- Stated problem
Leaving out the pictures, please retype each record exactly.
===== Data provided
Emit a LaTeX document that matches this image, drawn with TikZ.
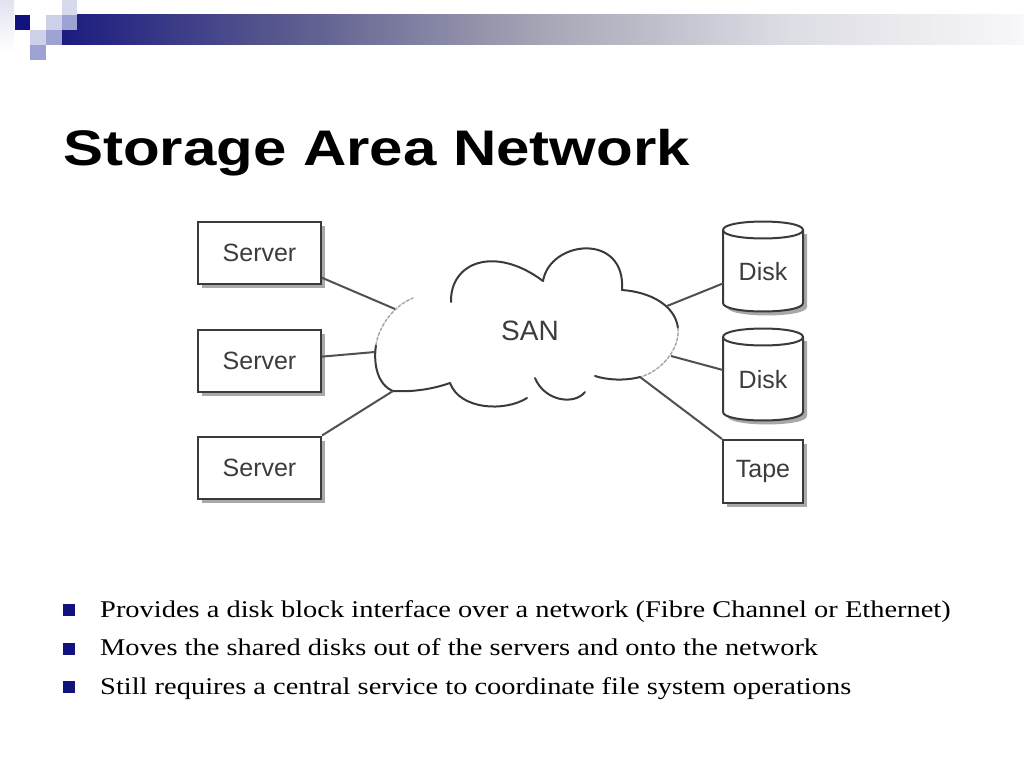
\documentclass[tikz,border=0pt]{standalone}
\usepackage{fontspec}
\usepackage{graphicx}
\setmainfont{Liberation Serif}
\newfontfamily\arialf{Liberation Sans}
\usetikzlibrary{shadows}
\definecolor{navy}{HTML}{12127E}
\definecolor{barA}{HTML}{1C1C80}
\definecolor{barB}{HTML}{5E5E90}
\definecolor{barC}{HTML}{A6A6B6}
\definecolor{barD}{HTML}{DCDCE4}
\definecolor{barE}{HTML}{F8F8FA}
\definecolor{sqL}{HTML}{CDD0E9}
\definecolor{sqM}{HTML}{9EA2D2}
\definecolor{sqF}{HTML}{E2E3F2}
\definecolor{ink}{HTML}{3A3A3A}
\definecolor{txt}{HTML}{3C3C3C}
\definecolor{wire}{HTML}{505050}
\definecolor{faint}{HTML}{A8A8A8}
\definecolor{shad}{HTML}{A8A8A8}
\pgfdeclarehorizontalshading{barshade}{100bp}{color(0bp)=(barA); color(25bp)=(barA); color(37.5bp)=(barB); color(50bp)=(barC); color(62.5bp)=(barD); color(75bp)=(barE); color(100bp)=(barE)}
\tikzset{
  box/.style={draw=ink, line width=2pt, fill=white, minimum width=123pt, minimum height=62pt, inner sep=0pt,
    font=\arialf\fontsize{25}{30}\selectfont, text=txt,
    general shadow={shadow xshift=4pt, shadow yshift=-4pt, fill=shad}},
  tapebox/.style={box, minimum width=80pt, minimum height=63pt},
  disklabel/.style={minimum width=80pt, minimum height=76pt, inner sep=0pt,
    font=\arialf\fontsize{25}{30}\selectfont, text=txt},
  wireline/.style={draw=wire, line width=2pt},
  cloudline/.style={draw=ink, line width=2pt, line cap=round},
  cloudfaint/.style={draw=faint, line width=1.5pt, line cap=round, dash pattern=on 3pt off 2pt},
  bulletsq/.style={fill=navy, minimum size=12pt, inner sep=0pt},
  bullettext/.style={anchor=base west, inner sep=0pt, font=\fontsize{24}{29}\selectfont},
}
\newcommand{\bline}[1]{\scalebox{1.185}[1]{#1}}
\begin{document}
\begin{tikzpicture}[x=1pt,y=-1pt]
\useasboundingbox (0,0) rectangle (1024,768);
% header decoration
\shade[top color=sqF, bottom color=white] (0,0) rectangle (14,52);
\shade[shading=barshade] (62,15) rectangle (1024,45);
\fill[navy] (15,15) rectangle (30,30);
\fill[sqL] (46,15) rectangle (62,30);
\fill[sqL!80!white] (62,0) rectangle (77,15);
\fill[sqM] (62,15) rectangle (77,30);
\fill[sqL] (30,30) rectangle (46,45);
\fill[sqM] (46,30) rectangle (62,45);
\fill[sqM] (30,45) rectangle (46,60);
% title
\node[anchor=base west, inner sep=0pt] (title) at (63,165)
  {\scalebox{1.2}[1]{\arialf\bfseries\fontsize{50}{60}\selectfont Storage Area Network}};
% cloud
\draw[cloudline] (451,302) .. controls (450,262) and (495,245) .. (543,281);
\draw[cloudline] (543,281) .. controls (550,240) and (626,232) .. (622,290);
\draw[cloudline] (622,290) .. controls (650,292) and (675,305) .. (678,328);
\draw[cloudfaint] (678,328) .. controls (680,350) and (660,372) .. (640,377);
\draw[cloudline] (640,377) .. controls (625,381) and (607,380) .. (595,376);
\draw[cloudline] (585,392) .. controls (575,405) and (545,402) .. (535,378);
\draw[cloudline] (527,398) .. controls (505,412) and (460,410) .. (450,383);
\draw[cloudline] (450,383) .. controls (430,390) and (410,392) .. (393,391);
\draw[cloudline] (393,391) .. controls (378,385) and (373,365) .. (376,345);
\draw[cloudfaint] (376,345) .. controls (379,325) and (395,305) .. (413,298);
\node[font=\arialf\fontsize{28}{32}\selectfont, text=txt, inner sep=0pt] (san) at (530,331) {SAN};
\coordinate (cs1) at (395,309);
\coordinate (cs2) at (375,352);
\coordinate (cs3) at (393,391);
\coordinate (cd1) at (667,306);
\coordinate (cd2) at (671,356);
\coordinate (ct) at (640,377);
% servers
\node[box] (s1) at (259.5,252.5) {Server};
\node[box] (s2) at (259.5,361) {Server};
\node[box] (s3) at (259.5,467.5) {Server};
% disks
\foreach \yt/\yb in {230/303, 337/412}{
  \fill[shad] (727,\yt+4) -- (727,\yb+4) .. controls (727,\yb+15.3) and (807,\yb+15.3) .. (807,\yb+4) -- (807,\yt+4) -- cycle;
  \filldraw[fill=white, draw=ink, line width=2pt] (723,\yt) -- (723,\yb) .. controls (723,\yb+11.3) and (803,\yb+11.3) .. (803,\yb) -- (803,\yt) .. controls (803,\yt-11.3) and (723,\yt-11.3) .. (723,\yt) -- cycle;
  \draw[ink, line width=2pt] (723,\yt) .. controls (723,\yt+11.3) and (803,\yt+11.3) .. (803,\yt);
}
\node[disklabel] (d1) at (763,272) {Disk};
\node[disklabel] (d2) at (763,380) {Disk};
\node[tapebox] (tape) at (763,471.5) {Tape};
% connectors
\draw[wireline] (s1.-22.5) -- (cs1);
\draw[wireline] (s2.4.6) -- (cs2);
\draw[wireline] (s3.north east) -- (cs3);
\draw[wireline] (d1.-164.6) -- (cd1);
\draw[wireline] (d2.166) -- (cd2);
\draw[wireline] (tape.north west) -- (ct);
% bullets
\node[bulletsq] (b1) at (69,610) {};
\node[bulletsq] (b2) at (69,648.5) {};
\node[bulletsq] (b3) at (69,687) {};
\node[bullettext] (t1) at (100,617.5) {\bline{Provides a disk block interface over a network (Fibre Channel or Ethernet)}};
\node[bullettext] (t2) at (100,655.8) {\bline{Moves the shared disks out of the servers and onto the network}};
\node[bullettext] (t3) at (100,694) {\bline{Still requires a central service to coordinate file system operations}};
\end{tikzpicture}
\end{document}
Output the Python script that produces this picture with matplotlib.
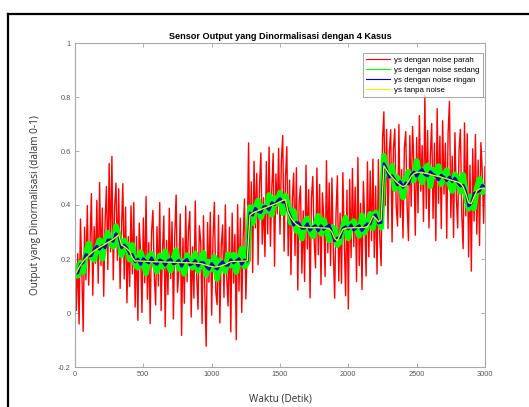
==========
- The solution
Emit a LaTeX document that matches this image, drawn with TikZ.
\documentclass[tikz,border=0pt]{standalone}
\usepackage{fontspec}
\usepackage{graphicx}
\setmainfont{Liberation Serif}
\newfontfamily\arialf{Liberation Sans}
\usetikzlibrary{shadows}
\definecolor{navy}{HTML}{12127E}
\definecolor{barA}{HTML}{1C1C80}
\definecolor{barB}{HTML}{5E5E90}
\definecolor{barC}{HTML}{A6A6B6}
\definecolor{barD}{HTML}{DCDCE4}
\definecolor{barE}{HTML}{F8F8FA}
\definecolor{sqL}{HTML}{CDD0E9}
\definecolor{sqM}{HTML}{9EA2D2}
\definecolor{sqF}{HTML}{E2E3F2}
\definecolor{ink}{HTML}{3A3A3A}
\definecolor{txt}{HTML}{3C3C3C}
\definecolor{wire}{HTML}{505050}
\definecolor{faint}{HTML}{A8A8A8}
\definecolor{shad}{HTML}{A8A8A8}
\pgfdeclarehorizontalshading{barshade}{100bp}{color(0bp)=(barA); color(25bp)=(barA); color(37.5bp)=(barB); color(50bp)=(barC); color(62.5bp)=(barD); color(75bp)=(barE); color(100bp)=(barE)}
\tikzset{
  box/.style={draw=ink, line width=2pt, fill=white, minimum width=123pt, minimum height=62pt, inner sep=0pt,
    font=\arialf\fontsize{25}{30}\selectfont, text=txt,
    general shadow={shadow xshift=4pt, shadow yshift=-4pt, fill=shad}},
  tapebox/.style={box, minimum width=80pt, minimum height=63pt},
  disklabel/.style={minimum width=80pt, minimum height=76pt, inner sep=0pt,
    font=\arialf\fontsize{25}{30}\selectfont, text=txt},
  wireline/.style={draw=wire, line width=2pt},
  cloudline/.style={draw=ink, line width=2pt, line cap=round},
  cloudfaint/.style={draw=faint, line width=1.5pt, line cap=round, dash pattern=on 3pt off 2pt},
  bulletsq/.style={fill=navy, minimum size=12pt, inner sep=0pt},
  bullettext/.style={anchor=base west, inner sep=0pt, font=\fontsize{24}{29}\selectfont},
}
\newcommand{\bline}[1]{\scalebox{1.185}[1]{#1}}
\begin{document}
\begin{tikzpicture}[x=1pt,y=-1pt]
\useasboundingbox (0,0) rectangle (1024,768);
% header decoration
\shade[top color=sqF, bottom color=white] (0,0) rectangle (14,52);
\shade[shading=barshade] (62,15) rectangle (1024,45);
\fill[navy] (15,15) rectangle (30,30);
\fill[sqL] (46,15) rectangle (62,30);
\fill[sqL!80!white] (62,0) rectangle (77,15);
\fill[sqM] (62,15) rectangle (77,30);
\fill[sqL] (30,30) rectangle (46,45);
\fill[sqM] (46,30) rectangle (62,45);
\fill[sqM] (30,45) rectangle (46,60);
% title
\node[anchor=base west, inner sep=0pt] (title) at (63,165)
  {\scalebox{1.2}[1]{\arialf\bfseries\fontsize{50}{60}\selectfont Storage Area Network}};
% cloud
\draw[cloudline] (451,302) .. controls (450,262) and (495,245) .. (543,281);
\draw[cloudline] (543,281) .. controls (550,240) and (626,232) .. (622,290);
\draw[cloudline] (622,290) .. controls (650,292) and (675,305) .. (678,328);
\draw[cloudfaint] (678,328) .. controls (680,350) and (660,372) .. (640,377);
\draw[cloudline] (640,377) .. controls (625,381) and (607,380) .. (595,376);
\draw[cloudline] (585,392) .. controls (575,405) and (545,402) .. (535,378);
\draw[cloudline] (527,398) .. controls (505,412) and (460,410) .. (450,383);
\draw[cloudline] (450,383) .. controls (430,390) and (410,392) .. (393,391);
\draw[cloudline] (393,391) .. controls (378,385) and (373,365) .. (376,345);
\draw[cloudfaint] (376,345) .. controls (379,325) and (395,305) .. (413,298);
\node[font=\arialf\fontsize{28}{32}\selectfont, text=txt, inner sep=0pt] (san) at (530,331) {SAN};
\coordinate (cs1) at (395,309);
\coordinate (cs2) at (375,352);
\coordinate (cs3) at (393,391);
\coordinate (cd1) at (667,306);
\coordinate (cd2) at (671,356);
\coordinate (ct) at (640,377);
% servers
\node[box] (s1) at (259.5,252.5) {Server};
\node[box] (s2) at (259.5,361) {Server};
\node[box] (s3) at (259.5,467.5) {Server};
% disks
\foreach \yt/\yb in {230/303, 337/412}{
  \fill[shad] (727,\yt+4) -- (727,\yb+4) .. controls (727,\yb+15.3) and (807,\yb+15.3) .. (807,\yb+4) -- (807,\yt+4) -- cycle;
  \filldraw[fill=white, draw=ink, line width=2pt] (723,\yt) -- (723,\yb) .. controls (723,\yb+11.3) and (803,\yb+11.3) .. (803,\yb) -- (803,\yt) .. controls (803,\yt-11.3) and (723,\yt-11.3) .. (723,\yt) -- cycle;
  \draw[ink, line width=2pt] (723,\yt) .. controls (723,\yt+11.3) and (803,\yt+11.3) .. (803,\yt);
}
\node[disklabel] (d1) at (763,272) {Disk};
\node[disklabel] (d2) at (763,380) {Disk};
\node[tapebox] (tape) at (763,471.5) {Tape};
% connectors
\draw[wireline] (s1.-22.5) -- (cs1);
\draw[wireline] (s2.4.6) -- (cs2);
\draw[wireline] (s3.north east) -- (cs3);
\draw[wireline] (d1.-164.6) -- (cd1);
\draw[wireline] (d2.166) -- (cd2);
\draw[wireline] (tape.north west) -- (ct);
% bullets
\node[bulletsq] (b1) at (69,610) {};
\node[bulletsq] (b2) at (69,648.5) {};
\node[bulletsq] (b3) at (69,687) {};
\node[bullettext] (t1) at (100,617.5) {\bline{Provides a disk block interface over a network (Fibre Channel or Ethernet)}};
\node[bullettext] (t2) at (100,655.8) {\bline{Moves the shared disks out of the servers and onto the network}};
\node[bullettext] (t3) at (100,694) {\bline{Still requires a central service to coordinate file system operations}};
\end{tikzpicture}
\end{document}
Output the Python script that produces this picture with matplotlib.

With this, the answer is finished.